Exercise objective
Using the material that follows, identify and copy each line with the string "diagram".
>>>>>
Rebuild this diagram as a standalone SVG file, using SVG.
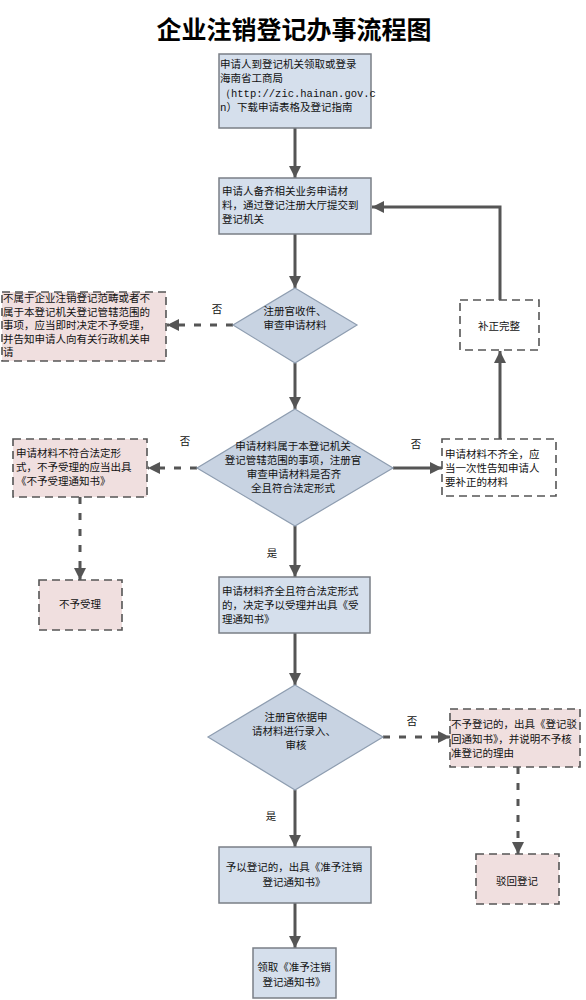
<svg xmlns="http://www.w3.org/2000/svg" width="586" height="1000" viewBox="0 0 586 1000">
<defs>
<marker id="ah" markerUnits="userSpaceOnUse" markerWidth="14" markerHeight="14" refX="12" refY="7" orient="auto">
<path d="M0,1 L12,7 L0,13 Z" fill="#555"/>
</marker>
<style>
.t{font-family:"Noto Sans CJK SC","Liberation Sans",sans-serif;font-size:10.5px;fill:#111}
.c{text-anchor:middle}
.blue{fill:#d5dfec;stroke:#7a7f86;stroke-width:1.5}
.dia{fill:#c8d3e2;stroke:#8e9db0;stroke-width:1.2}
.pink{fill:#f0dfdf;stroke:#555;stroke-width:1.6;stroke-dasharray:8 5}
.white{fill:#fff;stroke:#555;stroke-width:1.6;stroke-dasharray:8 5}
.ln{fill:none;stroke:#555;stroke-width:3;marker-end:url(#ah)}
.dl{fill:none;stroke:#555;stroke-width:3;stroke-dasharray:7 9;marker-end:url(#ah)}
.title{font-family:"Noto Sans CJK SC",sans-serif;font-size:25px;font-weight:bold;fill:#000;text-anchor:middle}
</style>
</defs>
<rect width="586" height="1000" fill="#fff"/>
<text class="title" x="294" y="39">企业注销登记办事流程图</text>

<g id="connectors">
<path class="ln" d="M295,128 V178"/>
<path class="ln" d="M295,234 V288"/>
<path class="ln" d="M295,363 V409"/>
<path class="dl" d="M233,325 H167"/>
<path class="dl" d="M197,468 H148"/>
<path class="ln" d="M393,468 H442"/>
<path class="ln" d="M500,439 V351"/>
<path class="ln" d="M500,300 V207 H372"/>
<path class="dl" d="M80,497 V580"/>
<path class="ln" d="M295,526 V577"/>
<path class="ln" d="M295,633 V685"/>
<path class="dl" d="M383,737 H450"/>
<path class="dl" d="M518,767 V854"/>
<path class="ln" d="M295,790 V847"/>
<path class="ln" d="M295,903 V948"/>
<text class="t c" x="217" y="313">否</text>
<text class="t c" x="185" y="445">否</text>
<text class="t c" x="416" y="448">否</text>
<text class="t c" x="272" y="557">是</text>
<text class="t c" x="412" y="725">否</text>
<text class="t c" x="271" y="820">是</text>
</g>

<g id="n1">
<rect class="blue" x="219" y="54" width="152" height="74"/>
<text class="t" x="220" y="68">申请人到登记机关领取或登录</text>
<text class="t" x="220" y="82">海南省工商局</text>
<text class="t" x="220" y="97" style="font-family:'Liberation Mono',monospace">（http://zic.hainan.gov.c</text>
<text class="t" x="220" y="111">n）下载申请表格及登记指南</text>
</g>

<g id="n2">
<rect class="blue" x="219" y="178" width="152" height="56"/>
<text class="t" x="222" y="195">申请人备齐相关业务申请材</text>
<text class="t" x="222" y="209">料，通过登记注册大厅提交到</text>
<text class="t" x="222" y="223">登记机关</text>
</g>

<g id="d1">
<polygon class="dia" points="295,288 357,325 295,363 233,325"/>
<text class="t c" x="295" y="315">注册官收件、</text>
<text class="t c" x="295" y="329">审查申请材料</text>
</g>

<g id="n_left1">
<rect class="pink" x="2" y="292" width="164" height="69"/>
<text class="t" x="3" y="302">不属于企业注销登记范畴或者不</text>
<text class="t" x="3" y="315.5">属于本登记机关登记管辖范围的</text>
<text class="t" x="3" y="329">事项，应当即时决定不予受理，</text>
<text class="t" x="3" y="342.5">并告知申请人向有关行政机关申</text>
<text class="t" x="3" y="356">请</text>
</g>

<g id="n_fix">
<rect class="white" x="460" y="300" width="79" height="50"/>
<text class="t c" x="499" y="330">补正完整</text>
</g>

<g id="d2">
<polygon class="dia" points="295,409 393,468 295,526 197,468"/>
<text class="t c" x="293" y="450">申请材料属于本登记机关</text>
<text class="t c" x="293" y="464">登记管辖范围的事项，注册官</text>
<text class="t c" x="294" y="478">审查申请材料是否齐</text>
<text class="t c" x="293" y="492">全且符合法定形式</text>
</g>

<g id="n_left2">
<rect class="pink" x="13" y="439" width="134" height="58"/>
<text class="t" x="16" y="457">申请材料不符合法定形</text>
<text class="t" x="16" y="471">式，不予受理的应当出具</text>
<text class="t" x="16" y="485">《不予受理通知书》</text>
</g>

<g id="n_right2">
<rect class="white" x="442" y="439" width="114" height="57"/>
<text class="t" x="445" y="458">申请材料不齐全，应</text>
<text class="t" x="445" y="472">当一次性告知申请人</text>
<text class="t" x="445" y="486">要补正的材料</text>
</g>

<g id="n_reject1">
<rect class="pink" x="39" y="580" width="83" height="50"/>
<text class="t c" x="80" y="608">不予受理</text>
</g>

<g id="n3">
<rect class="blue" x="219" y="577" width="151" height="56"/>
<text class="t" x="222" y="595">申请材料齐全且符合法定形式</text>
<text class="t" x="222" y="609">的，决定予以受理并出具《受</text>
<text class="t" x="222" y="623">理通知书》</text>
</g>

<g id="d3">
<polygon class="dia" points="295,685 383,737 295,790 208,737"/>
<text class="t c" x="296" y="721">注册官依据申</text>
<text class="t c" x="294" y="735">请材料进行录入、</text>
<text class="t c" x="296" y="749">审核</text>
</g>

<g id="n_right3">
<rect class="pink" x="450" y="709" width="130" height="58"/>
<text class="t" x="451" y="728">不予登记的，出具《登记驳</text>
<text class="t" x="451" y="743">回通知书》，并说明不予核</text>
<text class="t" x="451" y="757">准登记的理由</text>
</g>

<g id="n_reject2">
<rect class="pink" x="476" y="854" width="83" height="50"/>
<text class="t c" x="517" y="885">驳回登记</text>
</g>

<g id="n4">
<rect class="blue" x="219" y="847" width="152" height="56"/>
<text class="t c" x="294" y="871">予以登记的，出具《准予注销</text>
<text class="t c" x="294" y="886">登记通知书》</text>
</g>

<g id="n5">
<rect class="blue" x="253" y="948" width="83" height="50"/>
<text class="t c" x="294" y="971">领取《准予注销</text>
<text class="t c" x="294" y="986">登记通知书》</text>
</g>
</svg>
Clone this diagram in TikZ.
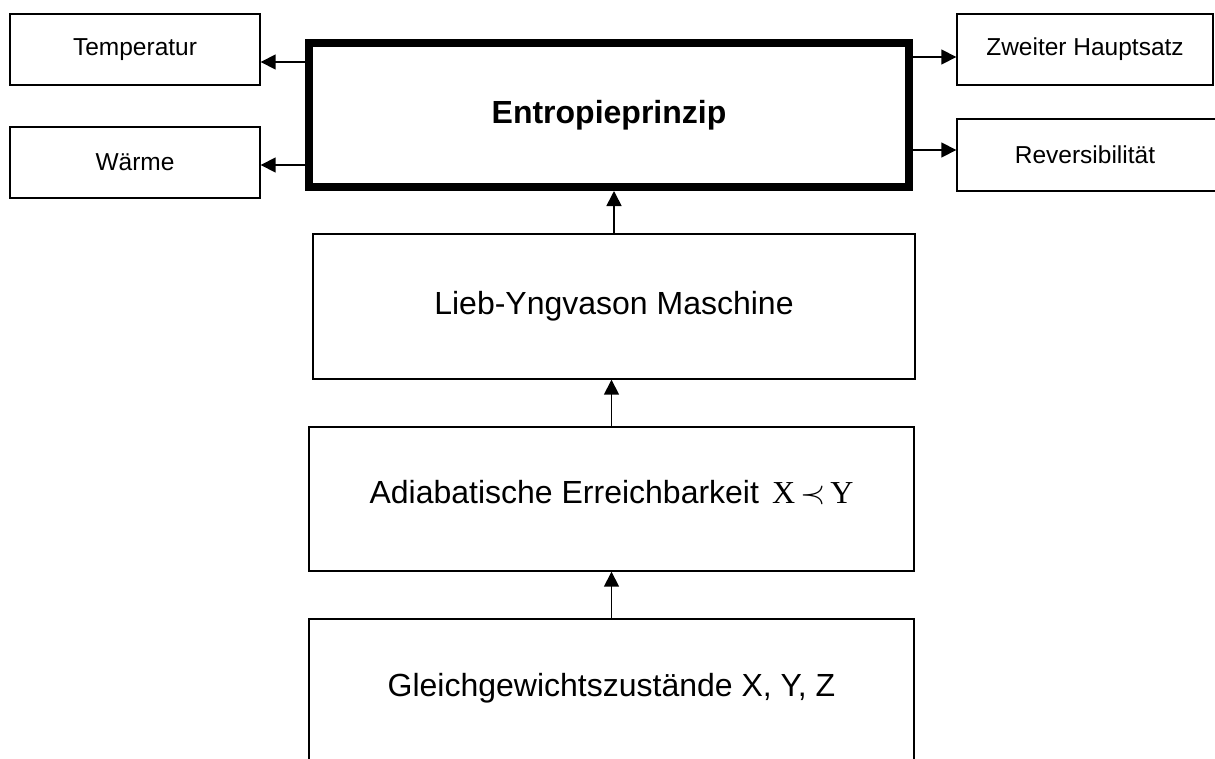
\documentclass[tikz,border=0pt]{standalone}
\usepackage{fontspec}
\setmainfont{Liberation Sans}
\newfontfamily\serif{Liberation Serif}
\usetikzlibrary{arrows.meta}

\begin{document}
\begin{tikzpicture}[x=1pt, y=-1pt,
    box/.style={draw, line width=1.4pt, inner sep=0pt,
      font=\fontsize{24.5}{28}\selectfont},
    bigbox/.style={box, font=\fontsize{32}{36}\selectfont}]
    \useasboundingbox (0,0) rectangle (1215,758);
    \clip (0,0) rectangle (1215,758);
    % centre
    \node[bigbox, line width=8pt, minimum width=600pt, minimum height=144pt]
      (E) at (609,115) {\textbf{Entropieprinzip}};
    % left and right
    \node[box, minimum width=250pt, minimum height=71pt] (T) at (135,49.5) {Temperatur};
    \node[box, minimum width=250pt, minimum height=71pt] (W) at (135,162.5) {Wärme};
    \node[box, minimum width=256pt, minimum height=71pt] (Z) at (1085,49.5) {Zweiter Hauptsatz};
    \node[box, minimum width=268pt, minimum height=72pt] (R) at (1091,155)
      {\hspace*{-12pt}Reversibilität};
    % below
    \node[bigbox, minimum width=602pt, minimum height=145pt] (L) at (614,306.5)
      {Lieb-Yngvason Maschine};
    \node[bigbox, minimum width=605pt, minimum height=144pt, text depth=14pt]
      (A) at (611.5,499)
      {Adiabatische Erreichbarkeit\hspace{13pt}{\serif X}\hspace{5pt}%
       {\fontsize{38}{40}\selectfont\scalebox{1.3}{$\prec$}}\hspace{5pt}{\serif Y}};
    \node[bigbox, minimum width=605pt, minimum height=170pt, text depth=38pt]
      (G) at (611.5,704) {Gleichgewichtszustände X, Y, Z};
    \begin{scope}[-{Triangle[length=15pt,width=15pt]}, line width=1.6pt]
      \draw ([yshift=-12.5pt]T.east -| E.west) -- ([yshift=-12.5pt]T.east) ;
      \draw ([yshift=-2.5pt]W.east -| E.west) -- ([yshift=-2.5pt]W.east) ;
      \draw ([yshift=-7.5pt]Z.west -| E.east) -- ([yshift=-7.5pt]Z.west) ;
      \draw ([yshift=5pt]R.west -| E.east) -- ([yshift=5pt]R.west) ;
      \draw (L.north) -- (L.north |- E.south) ;
      \draw (A.north) -- (A.north |- L.south) ;
      \draw (G.north) -- (G.north |- A.south) ;
    \end{scope}
  \end{tikzpicture}
\end{document}
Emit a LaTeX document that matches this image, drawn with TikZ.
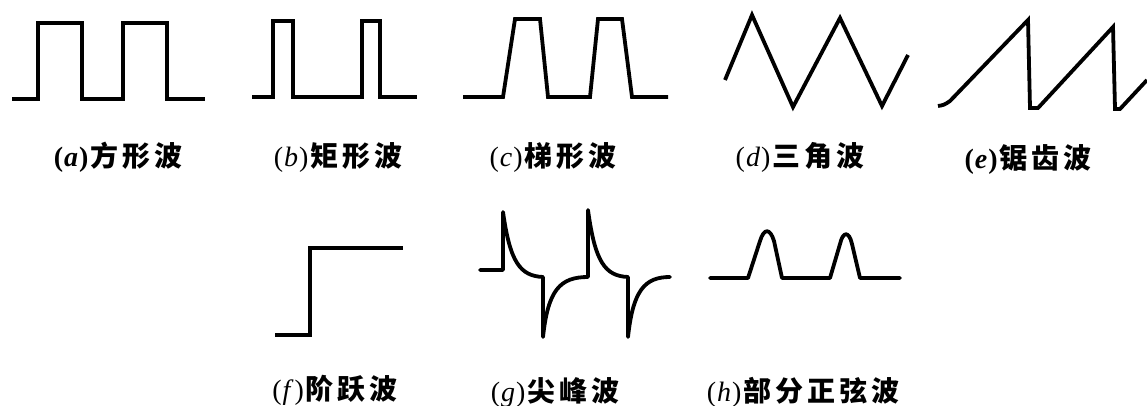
\documentclass[tikz,border=0pt]{standalone}
\usepackage{fontspec}
\setmainfont{Liberation Serif}
\newfontfamily\cjk{Noto Sans CJK SC}[LetterSpace=14]
\usepackage{tikz}
\usetikzlibrary{positioning}

\begin{document}
\begin{tikzpicture}[x=1pt,y=-1pt,
  wave/.style={line width=3.8pt,line join=miter},
  soft/.style={line width=3.8pt,line join=round,line cap=round},
  lab/.style={inner sep=0pt,font=\fontsize{28}{30}\selectfont}]
\useasboundingbox (0,0) rectangle (1147,406);
% (a) square wave
\draw[wave] (12,99) -- (38,99) -- (38,23) -- (82,23) -- (82,99) -- (123,99)
  -- (123,23) -- (167,23) -- (167,99) -- (205,99);
\node[lab] (la) at (118,157) {\bfseries(\kern1pt\textit{a}\kern1pt)\kern2pt{\cjk 方形波}};
% (b) rectangular wave
\draw[wave] (252,97) -- (273,97) -- (273,21) -- (293,21) -- (293,97) -- (362,97)
  -- (362,21) -- (380,21) -- (380,97) -- (417,97);
\node[lab] (lb) at (338,157) {(\kern1pt\textit{b}\kern1pt)\kern2pt{\bfseries\cjk 矩形波}};
% (c) trapezoid wave
\draw[wave] (463,97) -- (503,97) -- (515,19) -- (540,19) -- (548,97) -- (590,97)
  -- (598,19) -- (622,19) -- (632,97) -- (668,97);
\node[lab] (lc) at (553,157) {(\kern1pt\textit{c}\kern1pt)\kern2pt{\bfseries\cjk 梯形波}};
% (d) triangle wave
\draw[wave] (725,80) -- (752,15) -- (793,107) -- (840,18) -- (882,106) -- (908,55);
\node[lab] (ld) at (800,157) {(\kern1pt\textit{d}\kern1pt)\kern2pt{\bfseries\cjk 三角波}};
% (e) sawtooth wave
\draw[wave] (938,106) .. controls (944,105) .. (950,101) -- (1028,20) -- (1030,108) -- (1038,108)
  -- (1113,27) -- (1115,109) -- (1120,109) -- (1147,80);
\node[lab] (le) at (1028,159) {\bfseries(\kern1pt\textit{e}\kern1pt)\kern2pt{\cjk 锯齿波}};
% (f) step wave
\draw[wave] (275,335) -- (310,335) -- (310,248) -- (403,248);
\node[lab] (lf) at (335,390) {(\kern1pt\textit{f}\kern1pt)\kern2pt{\bfseries\cjk 阶跃波}};
% (g) spike wave
\draw[soft] (480,270) -- (503,270) -- (503,212)
  .. controls (510,262) and (520,276) .. (543,277) -- (543,337)
  .. controls (548,290) and (560,277) .. (588,277) -- (588,210)
  .. controls (595,262) and (605,276) .. (628,277) -- (628,337)
  .. controls (633,290) and (645,277) .. (670,277);
\node[lab] (lg) at (555,392) {(\kern1pt\textit{g}\kern1pt)\kern2pt{\bfseries\cjk 尖峰波}};
% (h) partial sine wave
\draw[soft] (710,278) -- (748,278) -- (760,241)
  .. controls (764,228) and (770,228) .. (774,241) -- (782,278) -- (830,278)
  -- (840,244) .. controls (843,231) and (849,231) .. (852,244) -- (860,278) -- (900,278);
\node[lab] (lh) at (803,392) {(\kern1pt\textit{h}\kern1pt)\kern2pt{\bfseries\cjk 部分正弦波}};
\end{tikzpicture}
\end{document}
<<<<<
Finished task
Rebuild this diagram as a standalone SVG file, using SVG.
Clone this diagram in TikZ.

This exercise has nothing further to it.